Con il ritrovamento del corpo della povera Giulia Cecchin e l’arresto dell’ex fidanzato Filippo, il coro politico e mediatico del mainstream sembra identificare un unico imputato da prestare alla gogna pubblica: il “patriarcato”, vecchio spettro utilizzato dalla narrazione ufficiale ogniqualvolta si presenti la necessità di lavarsi la coscienza e sviare dalle reali responsabilità legate al preoccupante aumento dei femminicidi.
Tutti gli attori in gioco - dai politici ai magistrati e dai giornalisti agli opinionisti - sembrano concordare sulla soluzione: ri-educare gli uomini, a partire dalla più tenera età. Ma come? Reprimendo sistematicamente tutto ciò che - nel campo della cultura, del costume e delle attitudini - abbia a che fare con la virilità. Un’operazione che risponde alla fluidità della “società aperta”, il cui scopo è oltrepassare la naturale complementarietà dei sessi per produrre degli individui astratti, privi di ogni identità e funzionali alle logiche di consumo e di passiva subordinazione veicolate da un capitalismo che si è fatto “way of life”.
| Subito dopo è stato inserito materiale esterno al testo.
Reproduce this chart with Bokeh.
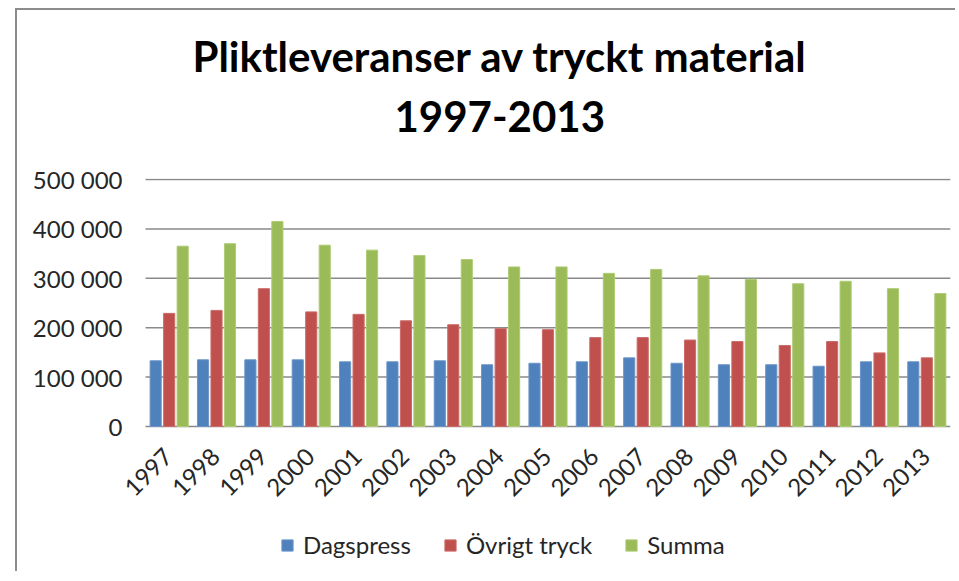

Devirilizzare il maschio e colpevolizzare l’uomo, del resto, non può che alimentare le cause del degrado in atto: giacché il problema, evidentemente, non risiede nell’uomo in sé, ma nella deriva psicologica che scaturisce dalla sua destrutturazione. Questi tragici fatti, piaccia o meno ai paladini del “progresso”, trovano risposta in quello stesso modello sociale che ha fatto dello sradicamento la propria ragion d’essere.
La verità - al netto delle “mele marce” che albergano in ogni società e in ogni tempo - è che c’è un disperato bisogno di Uomini, non di eunuchi isterici che diventano facili prede delle più frivole febbri emotive.